What you should do:
Return the whole listing, line for line, without the pictures in it.

Information supplied:
□ □ □ □ □ □ □
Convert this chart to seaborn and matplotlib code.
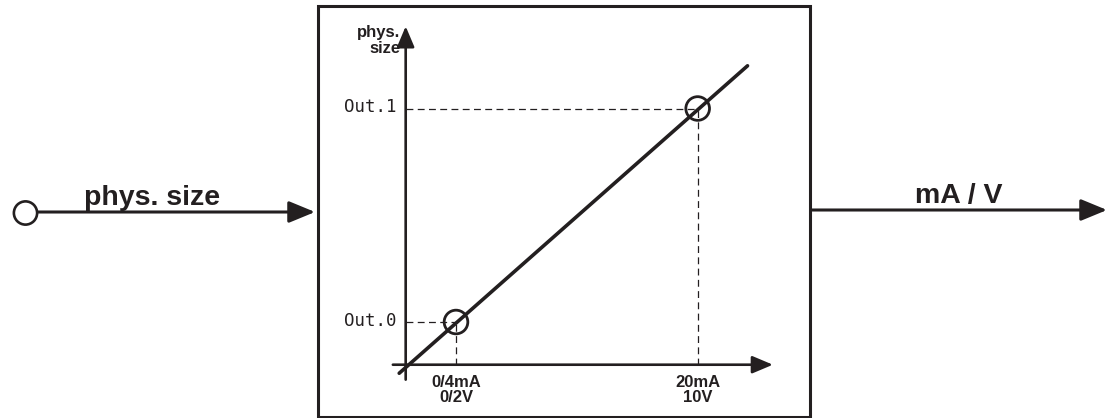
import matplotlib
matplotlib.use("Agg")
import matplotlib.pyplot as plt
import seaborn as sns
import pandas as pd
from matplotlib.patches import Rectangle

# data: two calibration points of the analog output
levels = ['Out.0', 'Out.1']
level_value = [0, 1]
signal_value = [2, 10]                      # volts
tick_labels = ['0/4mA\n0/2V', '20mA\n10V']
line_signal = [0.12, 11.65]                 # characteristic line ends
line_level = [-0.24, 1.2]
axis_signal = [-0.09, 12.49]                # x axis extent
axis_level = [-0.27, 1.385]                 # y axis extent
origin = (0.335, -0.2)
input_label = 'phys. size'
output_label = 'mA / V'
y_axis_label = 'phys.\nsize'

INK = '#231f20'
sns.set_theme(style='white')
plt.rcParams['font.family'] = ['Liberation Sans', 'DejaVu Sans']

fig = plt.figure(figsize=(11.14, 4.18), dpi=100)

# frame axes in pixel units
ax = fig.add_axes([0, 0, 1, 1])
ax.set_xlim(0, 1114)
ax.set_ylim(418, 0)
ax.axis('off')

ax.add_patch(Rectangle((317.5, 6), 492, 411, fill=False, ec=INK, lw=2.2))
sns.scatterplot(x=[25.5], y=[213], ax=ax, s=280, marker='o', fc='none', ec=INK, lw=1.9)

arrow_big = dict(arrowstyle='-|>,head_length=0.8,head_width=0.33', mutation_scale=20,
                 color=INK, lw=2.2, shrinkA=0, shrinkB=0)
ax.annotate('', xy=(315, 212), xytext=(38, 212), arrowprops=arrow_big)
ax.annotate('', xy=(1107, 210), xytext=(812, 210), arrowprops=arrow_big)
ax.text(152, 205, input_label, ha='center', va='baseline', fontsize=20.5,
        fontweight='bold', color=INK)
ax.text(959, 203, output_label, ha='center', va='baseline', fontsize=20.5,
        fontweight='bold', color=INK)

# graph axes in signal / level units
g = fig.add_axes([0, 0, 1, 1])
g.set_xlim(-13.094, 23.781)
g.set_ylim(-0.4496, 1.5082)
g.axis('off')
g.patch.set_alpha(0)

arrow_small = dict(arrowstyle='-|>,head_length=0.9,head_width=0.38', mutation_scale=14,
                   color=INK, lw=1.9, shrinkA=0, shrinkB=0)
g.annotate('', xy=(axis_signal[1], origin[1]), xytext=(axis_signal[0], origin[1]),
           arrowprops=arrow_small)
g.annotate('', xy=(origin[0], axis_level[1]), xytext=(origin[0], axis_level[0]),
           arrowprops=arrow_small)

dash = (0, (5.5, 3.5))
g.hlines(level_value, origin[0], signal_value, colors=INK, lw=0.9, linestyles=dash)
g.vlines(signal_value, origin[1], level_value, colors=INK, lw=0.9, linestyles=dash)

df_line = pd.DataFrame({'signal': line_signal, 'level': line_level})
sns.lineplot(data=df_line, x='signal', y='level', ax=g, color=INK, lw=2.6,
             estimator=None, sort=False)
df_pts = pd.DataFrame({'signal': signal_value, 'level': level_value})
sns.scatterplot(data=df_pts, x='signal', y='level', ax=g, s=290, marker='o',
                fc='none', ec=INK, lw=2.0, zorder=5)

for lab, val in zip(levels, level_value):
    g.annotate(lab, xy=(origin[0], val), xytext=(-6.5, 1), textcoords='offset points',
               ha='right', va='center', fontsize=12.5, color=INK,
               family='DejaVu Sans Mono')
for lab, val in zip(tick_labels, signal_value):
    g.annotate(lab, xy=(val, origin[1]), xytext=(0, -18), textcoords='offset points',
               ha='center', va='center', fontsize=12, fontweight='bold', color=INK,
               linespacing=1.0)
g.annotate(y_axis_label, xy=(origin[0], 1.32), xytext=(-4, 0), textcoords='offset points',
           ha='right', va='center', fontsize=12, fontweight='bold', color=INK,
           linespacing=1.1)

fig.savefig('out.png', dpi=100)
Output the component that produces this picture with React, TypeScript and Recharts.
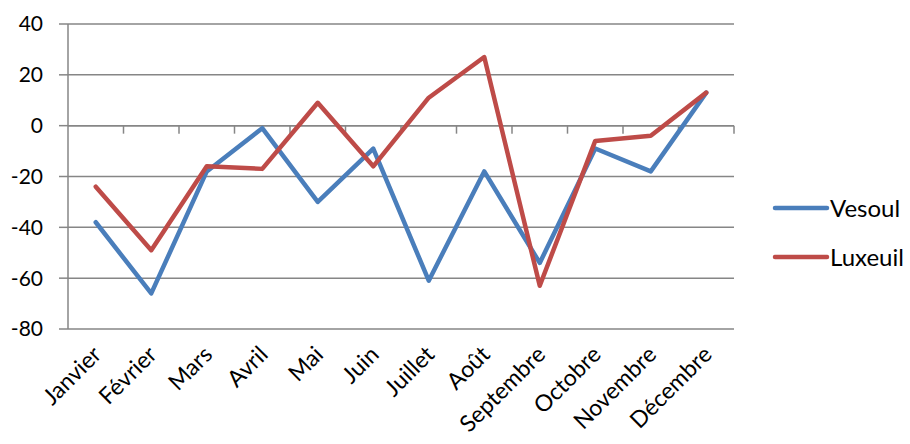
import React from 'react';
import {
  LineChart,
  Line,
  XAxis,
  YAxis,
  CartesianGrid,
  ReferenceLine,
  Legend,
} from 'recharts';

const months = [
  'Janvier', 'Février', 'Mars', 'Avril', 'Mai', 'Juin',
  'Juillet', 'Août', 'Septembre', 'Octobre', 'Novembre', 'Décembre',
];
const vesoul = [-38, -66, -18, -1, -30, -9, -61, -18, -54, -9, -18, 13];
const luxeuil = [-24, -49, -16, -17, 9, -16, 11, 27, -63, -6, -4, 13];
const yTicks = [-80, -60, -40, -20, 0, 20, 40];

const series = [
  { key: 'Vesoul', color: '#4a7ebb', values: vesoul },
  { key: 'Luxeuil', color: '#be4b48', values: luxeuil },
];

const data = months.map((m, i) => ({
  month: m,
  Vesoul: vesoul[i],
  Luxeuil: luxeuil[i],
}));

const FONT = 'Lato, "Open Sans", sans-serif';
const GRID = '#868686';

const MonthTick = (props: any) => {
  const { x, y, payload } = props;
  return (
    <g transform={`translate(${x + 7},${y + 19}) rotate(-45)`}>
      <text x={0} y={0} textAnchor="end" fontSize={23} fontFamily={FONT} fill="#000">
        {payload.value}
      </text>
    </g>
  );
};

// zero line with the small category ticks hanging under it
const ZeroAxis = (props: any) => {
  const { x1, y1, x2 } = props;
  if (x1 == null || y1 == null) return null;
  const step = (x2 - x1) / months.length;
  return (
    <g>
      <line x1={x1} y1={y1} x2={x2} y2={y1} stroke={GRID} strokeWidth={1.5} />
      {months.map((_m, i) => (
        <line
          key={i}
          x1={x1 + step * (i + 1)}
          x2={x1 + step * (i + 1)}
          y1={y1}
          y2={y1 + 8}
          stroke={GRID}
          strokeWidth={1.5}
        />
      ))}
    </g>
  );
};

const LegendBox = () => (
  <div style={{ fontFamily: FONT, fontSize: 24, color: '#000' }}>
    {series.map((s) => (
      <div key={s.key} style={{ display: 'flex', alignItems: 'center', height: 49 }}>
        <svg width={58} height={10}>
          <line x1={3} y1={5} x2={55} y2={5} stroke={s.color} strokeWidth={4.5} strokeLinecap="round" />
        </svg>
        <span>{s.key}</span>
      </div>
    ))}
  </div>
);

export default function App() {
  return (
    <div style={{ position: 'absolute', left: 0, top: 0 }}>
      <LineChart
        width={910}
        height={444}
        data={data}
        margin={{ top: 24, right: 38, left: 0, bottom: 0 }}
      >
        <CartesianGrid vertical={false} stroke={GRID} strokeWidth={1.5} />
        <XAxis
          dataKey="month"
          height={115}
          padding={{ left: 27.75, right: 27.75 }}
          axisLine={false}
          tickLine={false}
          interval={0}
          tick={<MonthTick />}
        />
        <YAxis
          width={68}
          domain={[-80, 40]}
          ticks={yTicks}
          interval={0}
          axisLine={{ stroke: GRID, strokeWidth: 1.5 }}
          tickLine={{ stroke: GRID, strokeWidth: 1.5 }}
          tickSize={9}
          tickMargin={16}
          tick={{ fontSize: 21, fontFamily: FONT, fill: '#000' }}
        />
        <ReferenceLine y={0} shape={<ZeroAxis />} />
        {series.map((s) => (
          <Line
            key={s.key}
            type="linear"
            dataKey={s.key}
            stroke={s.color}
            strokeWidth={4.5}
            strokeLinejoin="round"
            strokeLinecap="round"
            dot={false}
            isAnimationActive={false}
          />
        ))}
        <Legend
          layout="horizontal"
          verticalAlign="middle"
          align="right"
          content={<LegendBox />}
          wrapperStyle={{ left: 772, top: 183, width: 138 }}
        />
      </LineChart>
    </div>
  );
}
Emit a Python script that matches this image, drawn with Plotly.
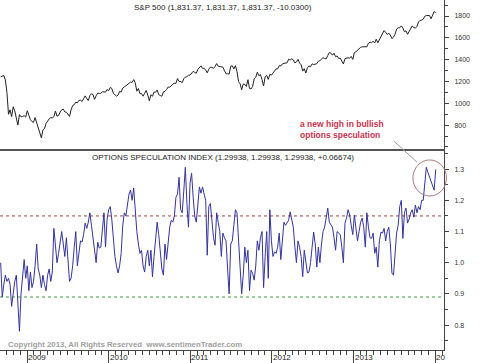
□ □ □ □ □ □ □
Answer below:
Convert this chart to seaborn and matplotlib code.
import matplotlib
matplotlib.use("Agg")
import matplotlib.pyplot as plt
import seaborn as sns
import pandas as pd
from matplotlib.patches import Rectangle

# data: two calibration points of the analog output
levels = ['Out.0', 'Out.1']
level_value = [0, 1]
signal_value = [2, 10]                      # volts
tick_labels = ['0/4mA\n0/2V', '20mA\n10V']
line_signal = [0.12, 11.65]                 # characteristic line ends
line_level = [-0.24, 1.2]
axis_signal = [-0.09, 12.49]                # x axis extent
axis_level = [-0.27, 1.385]                 # y axis extent
origin = (0.335, -0.2)
input_label = 'phys. size'
output_label = 'mA / V'
y_axis_label = 'phys.\nsize'

INK = '#231f20'
sns.set_theme(style='white')
plt.rcParams['font.family'] = ['Liberation Sans', 'DejaVu Sans']

fig = plt.figure(figsize=(11.14, 4.18), dpi=100)

# frame axes in pixel units
ax = fig.add_axes([0, 0, 1, 1])
ax.set_xlim(0, 1114)
ax.set_ylim(418, 0)
ax.axis('off')

ax.add_patch(Rectangle((317.5, 6), 492, 411, fill=False, ec=INK, lw=2.2))
sns.scatterplot(x=[25.5], y=[213], ax=ax, s=280, marker='o', fc='none', ec=INK, lw=1.9)

arrow_big = dict(arrowstyle='-|>,head_length=0.8,head_width=0.33', mutation_scale=20,
                 color=INK, lw=2.2, shrinkA=0, shrinkB=0)
ax.annotate('', xy=(315, 212), xytext=(38, 212), arrowprops=arrow_big)
ax.annotate('', xy=(1107, 210), xytext=(812, 210), arrowprops=arrow_big)
ax.text(152, 205, input_label, ha='center', va='baseline', fontsize=20.5,
        fontweight='bold', color=INK)
ax.text(959, 203, output_label, ha='center', va='baseline', fontsize=20.5,
        fontweight='bold', color=INK)

# graph axes in signal / level units
g = fig.add_axes([0, 0, 1, 1])
g.set_xlim(-13.094, 23.781)
g.set_ylim(-0.4496, 1.5082)
g.axis('off')
g.patch.set_alpha(0)

arrow_small = dict(arrowstyle='-|>,head_length=0.9,head_width=0.38', mutation_scale=14,
                   color=INK, lw=1.9, shrinkA=0, shrinkB=0)
g.annotate('', xy=(axis_signal[1], origin[1]), xytext=(axis_signal[0], origin[1]),
           arrowprops=arrow_small)
g.annotate('', xy=(origin[0], axis_level[1]), xytext=(origin[0], axis_level[0]),
           arrowprops=arrow_small)

dash = (0, (5.5, 3.5))
g.hlines(level_value, origin[0], signal_value, colors=INK, lw=0.9, linestyles=dash)
g.vlines(signal_value, origin[1], level_value, colors=INK, lw=0.9, linestyles=dash)

df_line = pd.DataFrame({'signal': line_signal, 'level': line_level})
sns.lineplot(data=df_line, x='signal', y='level', ax=g, color=INK, lw=2.6,
             estimator=None, sort=False)
df_pts = pd.DataFrame({'signal': signal_value, 'level': level_value})
sns.scatterplot(data=df_pts, x='signal', y='level', ax=g, s=290, marker='o',
                fc='none', ec=INK, lw=2.0, zorder=5)

for lab, val in zip(levels, level_value):
    g.annotate(lab, xy=(origin[0], val), xytext=(-6.5, 1), textcoords='offset points',
               ha='right', va='center', fontsize=12.5, color=INK,
               family='DejaVu Sans Mono')
for lab, val in zip(tick_labels, signal_value):
    g.annotate(lab, xy=(val, origin[1]), xytext=(0, -18), textcoords='offset points',
               ha='center', va='center', fontsize=12, fontweight='bold', color=INK,
               linespacing=1.0)
g.annotate(y_axis_label, xy=(origin[0], 1.32), xytext=(-4, 0), textcoords='offset points',
           ha='right', va='center', fontsize=12, fontweight='bold', color=INK,
           linespacing=1.1)

fig.savefig('out.png', dpi=100)
Output the component that produces this picture with React, TypeScript and Recharts.
import React from 'react';
import {
  LineChart,
  Line,
  XAxis,
  YAxis,
  CartesianGrid,
  ReferenceLine,
  Legend,
} from 'recharts';

const months = [
  'Janvier', 'Février', 'Mars', 'Avril', 'Mai', 'Juin',
  'Juillet', 'Août', 'Septembre', 'Octobre', 'Novembre', 'Décembre',
];
const vesoul = [-38, -66, -18, -1, -30, -9, -61, -18, -54, -9, -18, 13];
const luxeuil = [-24, -49, -16, -17, 9, -16, 11, 27, -63, -6, -4, 13];
const yTicks = [-80, -60, -40, -20, 0, 20, 40];

const series = [
  { key: 'Vesoul', color: '#4a7ebb', values: vesoul },
  { key: 'Luxeuil', color: '#be4b48', values: luxeuil },
];

const data = months.map((m, i) => ({
  month: m,
  Vesoul: vesoul[i],
  Luxeuil: luxeuil[i],
}));

const FONT = 'Lato, "Open Sans", sans-serif';
const GRID = '#868686';

const MonthTick = (props: any) => {
  const { x, y, payload } = props;
  return (
    <g transform={`translate(${x + 7},${y + 19}) rotate(-45)`}>
      <text x={0} y={0} textAnchor="end" fontSize={23} fontFamily={FONT} fill="#000">
        {payload.value}
      </text>
    </g>
  );
};

// zero line with the small category ticks hanging under it
const ZeroAxis = (props: any) => {
  const { x1, y1, x2 } = props;
  if (x1 == null || y1 == null) return null;
  const step = (x2 - x1) / months.length;
  return (
    <g>
      <line x1={x1} y1={y1} x2={x2} y2={y1} stroke={GRID} strokeWidth={1.5} />
      {months.map((_m, i) => (
        <line
          key={i}
          x1={x1 + step * (i + 1)}
          x2={x1 + step * (i + 1)}
          y1={y1}
          y2={y1 + 8}
          stroke={GRID}
          strokeWidth={1.5}
        />
      ))}
    </g>
  );
};

const LegendBox = () => (
  <div style={{ fontFamily: FONT, fontSize: 24, color: '#000' }}>
    {series.map((s) => (
      <div key={s.key} style={{ display: 'flex', alignItems: 'center', height: 49 }}>
        <svg width={58} height={10}>
          <line x1={3} y1={5} x2={55} y2={5} stroke={s.color} strokeWidth={4.5} strokeLinecap="round" />
        </svg>
        <span>{s.key}</span>
      </div>
    ))}
  </div>
);

export default function App() {
  return (
    <div style={{ position: 'absolute', left: 0, top: 0 }}>
      <LineChart
        width={910}
        height={444}
        data={data}
        margin={{ top: 24, right: 38, left: 0, bottom: 0 }}
      >
        <CartesianGrid vertical={false} stroke={GRID} strokeWidth={1.5} />
        <XAxis
          dataKey="month"
          height={115}
          padding={{ left: 27.75, right: 27.75 }}
          axisLine={false}
          tickLine={false}
          interval={0}
          tick={<MonthTick />}
        />
        <YAxis
          width={68}
          domain={[-80, 40]}
          ticks={yTicks}
          interval={0}
          axisLine={{ stroke: GRID, strokeWidth: 1.5 }}
          tickLine={{ stroke: GRID, strokeWidth: 1.5 }}
          tickSize={9}
          tickMargin={16}
          tick={{ fontSize: 21, fontFamily: FONT, fill: '#000' }}
        />
        <ReferenceLine y={0} shape={<ZeroAxis />} />
        {series.map((s) => (
          <Line
            key={s.key}
            type="linear"
            dataKey={s.key}
            stroke={s.color}
            strokeWidth={4.5}
            strokeLinejoin="round"
            strokeLinecap="round"
            dot={false}
            isAnimationActive={false}
          />
        ))}
        <Legend
          layout="horizontal"
          verticalAlign="middle"
          align="right"
          content={<LegendBox />}
          wrapperStyle={{ left: 772, top: 183, width: 138 }}
        />
      </LineChart>
    </div>
  );
}
Emit a Python script that matches this image, drawn with Plotly.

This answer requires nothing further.